Paid search traffic can be segmented so that traffic from this source can be analyzed apart from other traffic.  The process of linking your paid search platform and your analytics platform as well as the analytics tracking setup may differ depending on the platforms you are using.  The very popular paid search platform Google AdWords can easily be linked to Google Analytics, a very robust, free and widely used analytics platform.   AdWords offers an auto tagging feature so that AdWords paid search traffic will be automatically identified as such and segmented under the Advertising bucket in the Google Analytics platform.  Other paid search platforms such as Bing, Facebook or LinkedIn can also be tracked via Google Analytics but because it is not a Google product some tagging is necessary on the Destination URL’s.  It is in fact a very simple process that requires some extra parameters to be appended to your destination URL to allow identifiable info to be passed into the analytics platform e.g.  www.yoursite.com?source=bing&medium=cpc.   Once implemented, your data can be segmented by filtering these tracking parameters.

Many other analytics platforms do exist, such as Omniture’s Site Catalyst.   Some of these platforms are free, and others are delivered as a paid service, with different processes and degrees of difficulty when setting up.

Identifying Goals

Ultimately we want something to happen, to achieve a goal of some kind, a phone call, or form submission or download.

What are your goals?   Your goals need to be clearly defined and tracked because they shape your paid search campaigns and reporting.

Tracking Goals

Do you track a form that is submitted?  Do you track phone calls?  Do you track downloads of a whitepaper?  If you answered no to any of those questions and they are source of leads, it is time to reconsider your tracking setup.

Website Form tracking is a snap.  Either install conversion tracking code (supplied by major PPC platforms) on your thank you/confirmation pages and/or setup page goals for those confirmation pages in your analytics platform.

Tracking calls is so simple these days.  There are many companies that offer services to implement phone tracking.  Some of these platforms are quite robust and can offer dynamic phone tracking that will pull a phone number onto the website based a tracking parameter that is added to a destination landing page URL.  If you have multiple products or locations that you want to track separately it is easily accomplished dynamically on the website.  Interface reporting allows us to identify calls generated by a given advertising initiative and report data such as duration of call, the caller id, unique vs. repeat, and more.  Set realistic goals on what criteria need to be met for a call to be considered a lead.  Many phone tracking programs offer add-ons such as call recording if that is desirable to you in validating your leads.

Event Tracking easily allows for goal tracking when there is no confirmation page to implement your code or for virtual events like a video play.  You can track the clicks of a button that lead to the final event.   This is a perfect solution for tracking goals like a PDF download.

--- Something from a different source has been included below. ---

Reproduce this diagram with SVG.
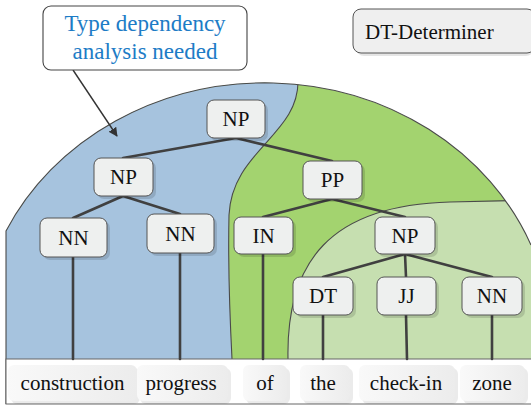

Landing Pages and Site Performance

Selecting the right pages to land paid search visitors on is important and reviewing the performance and testing of these landing pages is vital.   Analytics platforms will provide valuable insight into the time people spend on pages, the path the visitor took through your website, where they convert into goals, where they exit the site, and so much more.  This valuable information helps us understand how the site performs.  We can gain insight into strong and weak areas of the site and devise strategies to implement on-site for better performance.    Landing page tests, A/B or multivariate, are an important process in understanding landing page performance and fine tuning.   At times paid search campaigns will use paid search only dedicated landing pages.  This allows for freedom for landing page modifications and testing without disrupting the organic version of the page.

Call to Action

Do you have one?  Landing pages need a strong call to action, even if the call to action is just pushing them down the funnel toward the goal.  Ask yourself, what do I want people to do when they are on this given page, what is the goal?  The answer to that question can be crafted into your Call to Action e.g. Call Now, Get Your Free Quote, Download Free Trial, etc.

Measuring Cost Per Lead

Hopefully at the end of the month, when it is time for reporting, your analytics platform is installed, the goals are identified and the tracking of your goals is setup and working.

Being able to track on a complete and granular level will allow companies dealing in lead generation to make the next logical step, and that is to analyze the cost per lead.   How granular their tracking strategy will dictate how deep a dive they can take in analyzing cost per lead.